Kasus Mafia Pelabuhan, Kejagung Periksa Pejabat Bea Dan Cukai Kanwil Jateng
SinPo.id - Kejaksaan Agung (Kejagung) kembali melakukan pemeriksaan saksi pada perkara dugaan tindak pidana korupsi penyalahgunaan fasilitas Kawasan Berikat dan Kemudahan Impor Tujuan Ekspor (KITE) pada Pelabuhan Tanjung Priok dan Tanjung Emas tahun 2015-2021.
Kepala Pusat Penerangan Hukum (Kapuspenkum) Kejagung Ketut Sumedana menjelaskan tim Jaksa penyidik memeriksa saksi dengan inisial ATS selaku Kabid Fasilitas Pabean Bea dan Cukai Kantor Wilayah (Kanwil) Jawa Tengah (Jateng).
"Tim Jaksa Penyidik pada Direktorat Penyidikan Jaksa Agung Muda Bidang Tindak Pidana Khusus (JAM PIDSUS) Kejaksaan Agung melakukan pemeriksaan terhadap 1 (satu) orang saksi," kata Kapuspenkum Kejagung Ketut Sumedana dalam keterangan tertulis yang diterima pada Jumat (18/3).
Ketut mengungkapkan, pemeriksaan saksi dilakukan untuk memperkuat pembuktian dan untuk melengkapi pemberkasan dalam perkara tersebut.
Sebelumnya, dalam kasus ini, pada Selsa (15/3) tim jaksa penyidik juga telah memeriksa dua orang sebagai saksi yaitu DSL selaku Kasubdit Fasilitas Impor Tujuan Ekspor (KITE) di Kantor Pusat dan BNTP selaku Mantan Direktur Keberatan Banding dan Peraturan.

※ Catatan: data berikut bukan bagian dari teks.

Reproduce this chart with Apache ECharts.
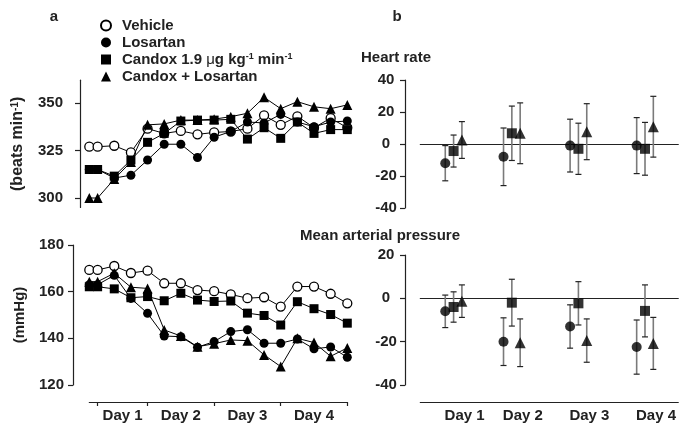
<!DOCTYPE html>
<html>
<head>
<meta charset="utf-8">
<script src="https://cdn.jsdelivr.net/npm/echarts@6/dist/echarts.min.js"></script>
<style>
  html, body { margin: 0; padding: 0; background: #fff; }
  #main { width: 679px; height: 424px; }
</style>
</head>
<body>
<div id="main"></div>
<script>
// sampling points along the 4 days (first one is the pre-treatment baseline)
var timepoints = [-0.5, 0, 1, 2, 3, 4, 5, 6, 7, 8, 9, 10, 11, 12, 13, 14, 15];
var dayBounds = [0, 3, 7, 11, 15];
var dayNames = ['Day 1', 'Day 2', 'Day 3', 'Day 4'];
var names = ['Vehicle', 'Losartan', 'Candox 1.9 \u03bcg kg-1 min-1', 'Candox + Losartan'];

// heart rate (beats/min)
var hrVehicle = [327, 327, 327.5, 324, 336.5, 334, 335.3, 333.5, 334.5, 335, 336.5, 343.5, 338.5, 343, 337, 342, 337];
var hrLosartan = [315, 315, 310.5, 312, 320, 328.3, 328.3, 321.3, 332, 335, 340, 339.5, 344, 340, 337.5, 340, 340.5];
var hrCandox = [315, 315, 311.5, 320, 329.3, 334, 340.5, 341, 341, 341.4, 331, 337, 331.4, 340, 334, 336, 336];
var hrCandoxLos = [300, 300, 310, 319, 338.5, 339, 341, 341, 341.5, 342.8, 344.6, 353, 347, 350.7, 348, 347, 349];

// mean arterial pressure (mmHg)
var mapVehicle = [169.3, 169.3, 171, 168, 169, 163.6, 163.6, 160.7, 160.2, 158.8, 157.2, 157.6, 153.6, 162.2, 162.2, 159.1, 155];
var mapLosartan = [163, 163, 167, 157.1, 150.7, 141, 140.7, 136.2, 138.6, 142.9, 143.7, 137.9, 137.9, 139.7, 135.5, 136.3, 131.9];
var mapCandox = [162.1, 162.1, 161.2, 157.4, 157.9, 156.1, 159.3, 156.4, 155.8, 156, 150.8, 149.8, 145.7, 155.7, 152.7, 150.2, 146.5];
var mapCandoxLos = [164.3, 164.3, 167.9, 161.9, 161.4, 143.6, 141, 136.4, 137.7, 139.3, 139, 132.9, 127.9, 140, 138.2, 132.3, 135.9];

// panel b: change from vehicle per day, mean and error
var dhrLosartan = [-12, -8, -1, -1];
var dhrLosartanErr = [11, 18, 16.5, 17.5];
var dhrCandox = [-4.4, 6.7, -3, -3];
var dhrCandoxErr = [10, 17, 16, 16.5];
var dhrCandoxLos = [2.5, 6.7, 7.7, 10.8];
var dhrCandoxLosErr = [11.5, 19, 17.5, 19];

var dmapLosartan = [-6, -20, -13, -22.5];
var dmapLosartanErr = [7.5, 11, 10, 12.5];
var dmapCandox = [-4, -2, -2.3, -5.8];
var dmapCandoxErr = [7, 10.8, 10, 12];
var dmapCandoxLos = [-1.3, -20.5, -19.5, -20.8];
var dmapCandoxLosErr = [7.5, 11, 10, 12];

var FONT = 'Liberation Sans, Arial, Helvetica, sans-serif';
var dayCenters = dayNames.map(function (d, i) { return (dayBounds[i] + dayBounds[i + 1]) / 2; });

var styles = [
  { symbol: 'circle', symbolSize: 9, itemStyle: { color: '#fff', borderColor: '#000', borderWidth: 1.3 } },
  { symbol: 'circle', symbolSize: 9, itemStyle: { color: '#000', borderColor: '#000', borderWidth: 0 } },
  { symbol: 'rect', symbolSize: 9, itemStyle: { color: '#000', borderColor: '#000', borderWidth: 0 } },
  { symbol: 'triangle', symbolSize: 10, itemStyle: { color: '#000', borderColor: '#000', borderWidth: 0 } }
];

function pairs(xs, ys) {
  return ys.map(function (v, i) { return [xs[i], v]; });
}

function lineSeries(k, values, axis) {
  return {
    name: names[k], type: 'line', xAxisIndex: axis, yAxisIndex: axis,
    data: pairs(timepoints, values),
    symbol: styles[k].symbol, symbolSize: styles[k].symbolSize,
    itemStyle: styles[k].itemStyle,
    lineStyle: { color: '#000', width: 1 },
    z: 3 + k
  };
}

function errorSeries(means, errs, shift, axis) {
  return {
    type: 'custom', xAxisIndex: axis, yAxisIndex: axis, z: 2,
    encode: { x: 0, y: [1, 2] },
    data: means.map(function (m, i) { return [dayCenters[i] + shift, m - errs[i], m + errs[i]]; }),
    renderItem: function (params, api) {
      var x = api.value(0);
      var lo = api.coord([x, api.value(1)]);
      var hi = api.coord([x, api.value(2)]);
      var w = 3;
      return {
        type: 'group',
        children: [
          { type: 'line', shape: { x1: lo[0], y1: lo[1], x2: hi[0], y2: hi[1] }, style: { stroke: '#7a7a7a', lineWidth: 1.6 } },
          { type: 'line', shape: { x1: hi[0] - w, y1: hi[1], x2: hi[0] + w, y2: hi[1] }, style: { stroke: '#222', lineWidth: 1.2 } },
          { type: 'line', shape: { x1: lo[0] - w, y1: lo[1], x2: lo[0] + w, y2: lo[1] }, style: { stroke: '#222', lineWidth: 1.2 } }
        ]
      };
    }
  };
}

function meanSeries(k, means, shift, axis) {
  return {
    name: names[k], type: 'scatter', xAxisIndex: axis, yAxisIndex: axis, z: 5,
    data: means.map(function (m, i) { return [dayCenters[i] + shift, m]; }),
    symbol: styles[k].symbol, symbolSize: styles[k].symbolSize + 1,
    itemStyle: styles[k].itemStyle
  };
}

var tickLabel = { fontFamily: FONT, fontSize: 15, fontWeight: 'bold', color: '#222' };
var axisLine = { show: true, onZero: false, lineStyle: { color: '#222', width: 1.2 } };

function yAxis(grid, min, max, offset, extra) {
  var a = {
    type: 'value', gridIndex: grid, min: min, max: max, offset: offset,
    axisLine: axisLine,
    axisTick: { show: true, length: 5, lineStyle: { color: '#222', width: 1.2 } },
    axisLabel: Object.assign({ margin: 9 }, tickLabel),
    splitLine: { show: false }
  };
  return Object.assign(a, extra || {});
}

var chart = echarts.init(document.getElementById('main'));

var option = {
  backgroundColor: '#fff',
  animation: false,
  textStyle: { fontFamily: FONT },
  graphic: [
    { type: 'text', x: 54, y: 17, style: { text: 'a', font: 'bold 15px ' + FONT, fill: '#222', align: 'center', verticalAlign: 'middle' } },
    { type: 'text', x: 397, y: 17, style: { text: 'b', font: 'bold 15px ' + FONT, fill: '#222', align: 'center', verticalAlign: 'middle' } },
    { type: 'text', x: 396, y: 58, style: { text: 'Heart rate', font: 'bold 15px ' + FONT, fill: '#222', align: 'center', verticalAlign: 'middle' } },
    { type: 'text', x: 380, y: 236, style: { text: 'Mean arterial pressure', font: 'bold 15px ' + FONT, fill: '#222', align: 'center', verticalAlign: 'middle' } }
  ],
  legend: {
    orient: 'vertical', left: 100, top: 18, padding: 0,
    itemWidth: 10, itemHeight: 10, itemGap: 2,
    data: [
      { name: names[0], icon: 'circle' },
      { name: names[1], icon: 'circle' },
      { name: names[2], icon: 'rect' },
      { name: names[3], icon: 'triangle' }
    ],
    formatter: function (name) {
      if (name === names[2]) return 'Candox 1.9 {mu|\u03bc}g kg{sup|-1} min{sup|-1}';
      return name;
    },
    textStyle: {
      fontFamily: FONT, fontSize: 15, fontWeight: 'bold', color: '#222', padding: [0, 0, 0, 6],
      rich: {
        sup: { fontFamily: FONT, fontSize: 9, fontWeight: 'bold', verticalAlign: 'top', color: '#222' },
        mu: { fontFamily: FONT, fontSize: 15, fontWeight: 'normal', color: '#222' }
      }
    }
  },
  grid: [
    { left: 89.3, width: 258, top: 80.2, height: 127.3 },
    { left: 89.3, width: 258, top: 245, height: 140 },
    { left: 420.3, width: 258, top: 80, height: 128 },
    { left: 420.3, width: 258, top: 255, height: 130 }
  ],
  xAxis: [
    { type: 'value', gridIndex: 0, min: -0.5, max: 15, show: false },
    {
      type: 'value', gridIndex: 1, min: -0.5, max: 15, offset: 17,
      axisLine: axisLine,
      axisTick: { show: true, length: 4, customValues: dayBounds, lineStyle: { color: '#222', width: 1.2 } },
      axisLabel: Object.assign({
        margin: 6, customValues: dayCenters,
        formatter: function (v) { return dayNames[dayCenters.indexOf(v)]; }
      }, tickLabel),
      splitLine: { show: false }
    },
    {
      type: 'value', gridIndex: 2, min: -0.5, max: 15,
      axisLine: { show: true, onZero: true, lineStyle: { color: '#222', width: 1.2 } },
      axisTick: { show: false }, axisLabel: { show: false }, splitLine: { show: false }
    },
    {
      type: 'value', gridIndex: 3, min: -0.5, max: 15, offset: 17,
      axisLine: axisLine,
      axisTick: { show: false },
      axisLabel: Object.assign({
        margin: 6, customValues: dayCenters, padding: [0, 0, 0, 22],
        formatter: function (v) { return dayNames[dayCenters.indexOf(v)]; }
      }, tickLabel),
      splitLine: { show: false }
    },
    {
      type: 'value', gridIndex: 3, min: -0.5, max: 15,
      axisLine: { show: true, onZero: true, lineStyle: { color: '#222', width: 1.2 } },
      axisTick: { show: false }, axisLabel: { show: false }, splitLine: { show: false }
    }
  ],
  yAxis: [
    yAxis(0, 295, 362, 9.3, {
      axisTick: { show: true, length: 5, customValues: [300, 325, 350], lineStyle: { color: '#222', width: 1.2 } },
      axisLabel: Object.assign({ margin: 17, customValues: [300, 325, 350] }, tickLabel),
      name: '(beats min{sup|-1})', nameLocation: 'middle', nameGap: 54,
      nameTextStyle: {
        fontFamily: FONT, fontSize: 16, fontWeight: 'bold', color: '#222',
        rich: { sup: { fontFamily: FONT, fontSize: 10, fontWeight: 'bold', verticalAlign: 'top', color: '#222' } }
      }
    }),
    yAxis(1, 120, 180, 16.3, {
      interval: 20,
      name: '(mmHg)', nameLocation: 'middle', nameGap: 46,
      nameTextStyle: { fontFamily: FONT, fontSize: 15, fontWeight: 'bold', color: '#222' }
    }),
    yAxis(2, -40, 40, 15.3, { interval: 20, axisLabel: Object.assign({ margin: 19, align: 'center' }, tickLabel) }),
    yAxis(3, -40, 20, 15.3, { interval: 20, axisLabel: Object.assign({ margin: 19, align: 'center' }, tickLabel) })
  ],
  series: [
    lineSeries(0, hrVehicle, 0),
    lineSeries(1, hrLosartan, 0),
    lineSeries(2, hrCandox, 0),
    lineSeries(3, hrCandoxLos, 0),
    lineSeries(0, mapVehicle, 1),
    lineSeries(1, mapLosartan, 1),
    lineSeries(2, mapCandox, 1),
    lineSeries(3, mapCandoxLos, 1),
    errorSeries(dhrLosartan, dhrLosartanErr, -0.5, 2),
    errorSeries(dhrCandox, dhrCandoxErr, 0, 2),
    errorSeries(dhrCandoxLos, dhrCandoxLosErr, 0.5, 2),
    meanSeries(1, dhrLosartan, -0.5, 2),
    meanSeries(2, dhrCandox, 0, 2),
    meanSeries(3, dhrCandoxLos, 0.5, 2),
    errorSeries(dmapLosartan, dmapLosartanErr, -0.5, 3),
    errorSeries(dmapCandox, dmapCandoxErr, 0, 3),
    errorSeries(dmapCandoxLos, dmapCandoxLosErr, 0.5, 3),
    meanSeries(1, dmapLosartan, -0.5, 3),
    meanSeries(2, dmapCandox, 0, 3),
    meanSeries(3, dmapCandoxLos, 0.5, 3)
  ]
};

chart.setOption(option);
</script>
</body>
</html>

Dalam pengembangan perkara ini, Kejagung telah melakukan pencekalan kepada Sembilan orang untuk melakukan perjalanan keluar Indonesia (keluar negeri) sejak tanggal 07 Maret 2022 selama 6 (enam) bulan, karena dugaan keterlibatannya pada kasus korupsi tersebut.
Ketut menjelaskan, selain itu pencekalan juga dimaksudkan demi mempermudah kepentingan proses penyidikan dalam rangka pemeriksaan guna menggali informasi terkait perkara dimaksud.
Kasus ini bermula dilakukan di kawasan Berikat PT HGI Semarang, Jawa Tengah terkait impor bahan baku tekstil dari China melalui Pelabuhan Tanjung Priok Jakarta dan Tanjung Emas Semarang.
Tindak pidana korupsi itu diduga melibatkan oknum Bea dan Cukai pada Kantor Kanwil Jateng dan Daerah Istimewa Yogyakarta (DIY) serta Kantor Pelayanan Semarang pada Bidang Fasilitas Pabean dan P2.
Hal itu terkait penjualan bahan baku tekstil impor PT HGI yang seharusnya diolah menjadi barang jadi dalam Kawasan Berikat dan dilakukan ekspor, tetapi impor bahan tekstil tersebut tidak dilakukan pengolahan di dalam Kawasan Berikat, namun dilakukan penjualan di dalam negeri sehingga mengakibatkan kerugian ekonomi atau keuangan negara.